Opinion
Argued February 10, 2000.
April 3, 2000.
In an action, inter alia, to recover damages for negligence, the defendant McCrory Corporation a/k/a McCrorys appeals from so much of an order of the Supreme Court, Suffolk County (Doyle, J.), dated December 31, 1998, as granted that branch of the plaintiffs' motion which was to strike its sixth affirmative defense and denied its cross motion to dismiss the complaint for failure to state a cause of action.
Hofheimer Gartlir Gross, LLP, New York, N.Y. (Scott R. Kipnis, David L. Birch, and Erika L. Jenkins of counsel), for appellant.
Gennett, Kallmann, Antin Robinson, New York, N.Y. (Stanley W. Kallmann, Paul A. Tumbleson, and Mark Antin of counsel), for respondents.
FRED T. SANTUCCI, J.P., DANIEL W. JOY, GLORIA GOLDSTEIN, ROBERT W. SCHMIDT, JJ.
DECISION ORDER
ORDERED that the order is affirmed insofar as appealed from, with costs.
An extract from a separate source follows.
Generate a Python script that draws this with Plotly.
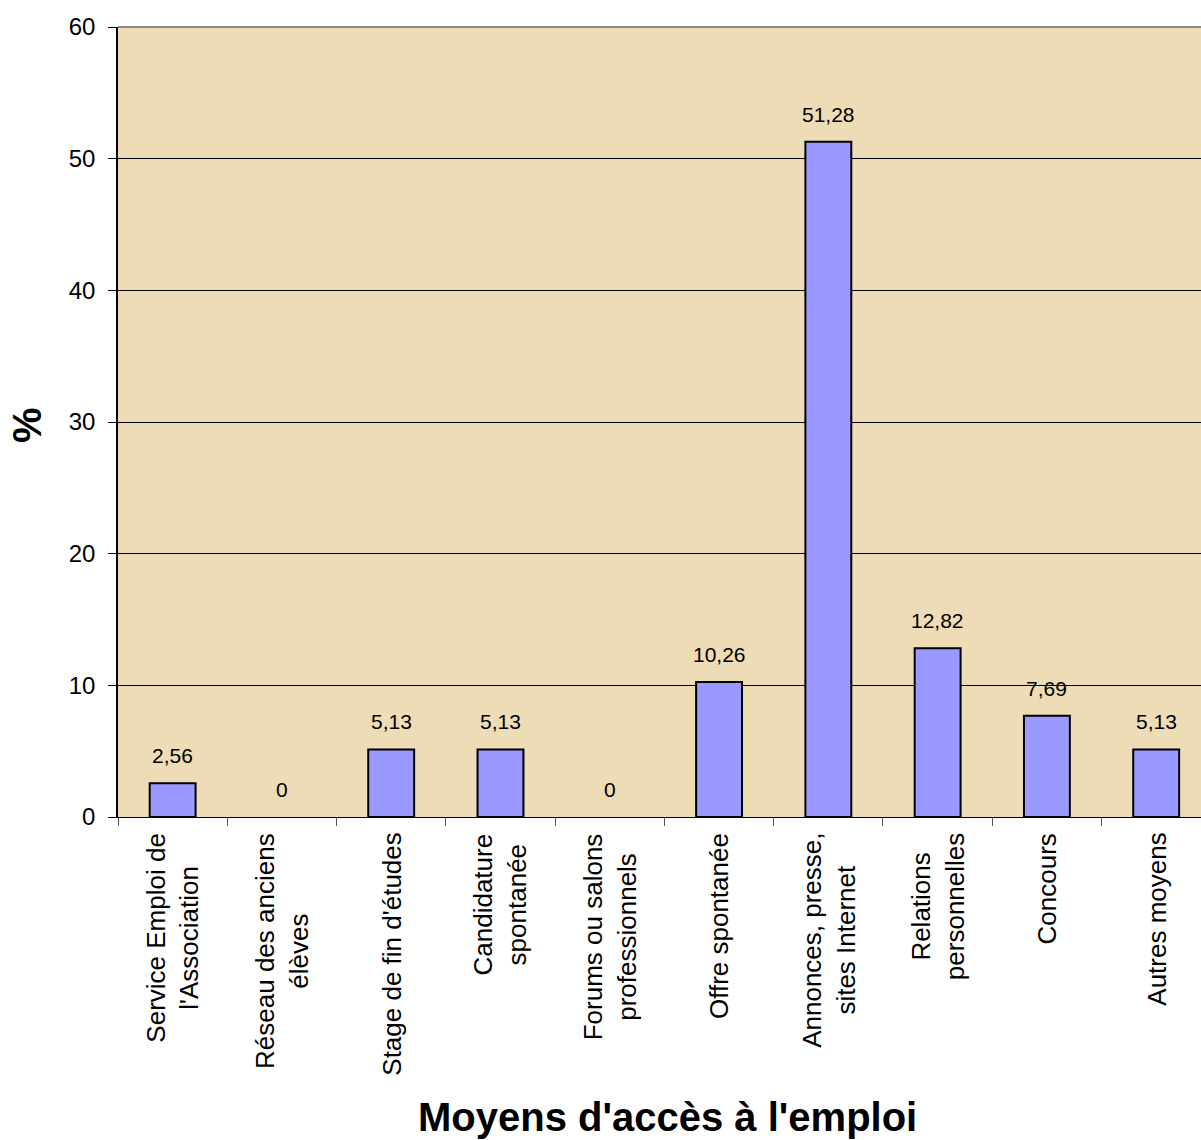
import plotly.graph_objects as go

categories = [
    "Service Emploi de<br>l'Association",
    "Réseau des anciens<br>élèves",
    "Stage de fin d'études",
    "Candidature<br>spontanée",
    "Forums ou salons<br>professionnels",
    "Offre spontanée",
    "Annonces, presse,<br>sites Internet",
    "Relations<br>personnelles",
    "Concours",
    "Autres moyens",
]
values = [2.56, 0, 5.13, 5.13, 0, 10.26, 51.28, 12.82, 7.69, 5.13]
value_labels = ["2,56", "0", "5,13", "5,13", "0", "10,26", "51,28", "12,82", "7,69", "5,13"]
y_ticks = [0, 10, 20, 30, 40, 50, 60]

font_family = "Liberation Sans, Arial, sans-serif"

fig = go.Figure()
fig.add_trace(go.Bar(
    x=categories,
    y=values,
    width=0.42,
    marker=dict(color="#9999FF",
                line=dict(color="black", width=[2 if v > 0 else 0 for v in values])),
    hoverinfo="skip",
))

# data labels
for c, v, t in zip(categories, values, value_labels):
    fig.add_annotation(
        x=c, y=v, text=t, showarrow=False,
        yanchor="bottom", yshift=14,
        font=dict(family=font_family, size=21, color="black"),
    )

# x category labels (rotated, centred lines)
for c in categories:
    fig.add_annotation(
        x=c, y=0, xref="x", yref="paper", text=c, showarrow=False,
        textangle=-90, align="center", yanchor="top", xanchor="center",
        yshift=-14,
        font=dict(family=font_family, size=26, color="black"),
    )

# axis titles
fig.add_annotation(
    x=0.5, y=0, xref="paper", yref="paper", text="<b>Moyens d'accès à l'emploi</b>",
    showarrow=False, yanchor="middle", xanchor="center", yshift=-300, xshift=8,
    font=dict(family=font_family, size=40, color="black"),
)
fig.add_annotation(
    x=0, y=0.5, xref="paper", yref="paper", text="<b>%</b>",
    showarrow=False, textangle=-90, xanchor="center", yanchor="middle",
    xshift=-91, yshift=-3,
    font=dict(family=font_family, size=40, color="black"),
)

fig.update_layout(
    width=1201, height=1140,
    margin=dict(l=118, r=0, t=27, b=323),
    paper_bgcolor="white",
    plot_bgcolor="#EDDCB6",
    showlegend=False,
    font=dict(family=font_family, color="black"),
)

fig.update_xaxes(
    range=[-0.5, 9.41],
    showticklabels=False,
    ticks="outside", ticklen=8, tickcolor="#555555",
    tickson="boundaries",
    showline=True, linecolor="black", linewidth=1,
    showgrid=False,
)
fig.update_yaxes(
    range=[0, 60],
    tickvals=y_ticks,
    tickfont=dict(size=24, family=font_family),
    ticks="outside", ticklen=8, tickcolor="black",
    ticklabelstandoff=8,
    showline=True, linecolor="black", linewidth=1.5,
    showgrid=True, gridcolor="black", gridwidth=1,
    zeroline=False,
)
fig.add_shape(type="line", xref="paper", yref="paper", x0=0, x1=1, y0=1, y1=1,
              line=dict(color="#888888", width=2))

fig.write_html(
    "out.html",
    config={"displayModeBar": False},
    post_script="document.body.style.margin='0';document.body.style.overflow='hidden';",
)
This action was commenced after the appellant filed a petition in bankruptcy. Commencement of the action violated the automatic stay provisions of the United States Bankruptcy Code (see,11 U.S.C. § 362[a][1]). Contrary to the appellant's contention, however, "the stay did not deprive the court of jurisdiction over the action commenced but merely suspended the proceedings" (International Fid. Ins. Co. v. European Am. Bank, 129 A.D.2d 679 ). While acts taken in violation of the bankruptcy stay may be voided under appropriate circumstances "where they have prejudiced the other parties to the bankruptcy proceeding" (International Fid. Ins. Co. v. European Am. Bank, supra, at 679-680; see, Baker v. Bloom, 146 A.D.2d 859 ), no such prejudice occurred here.
The appellant's remaining contentions are without merit.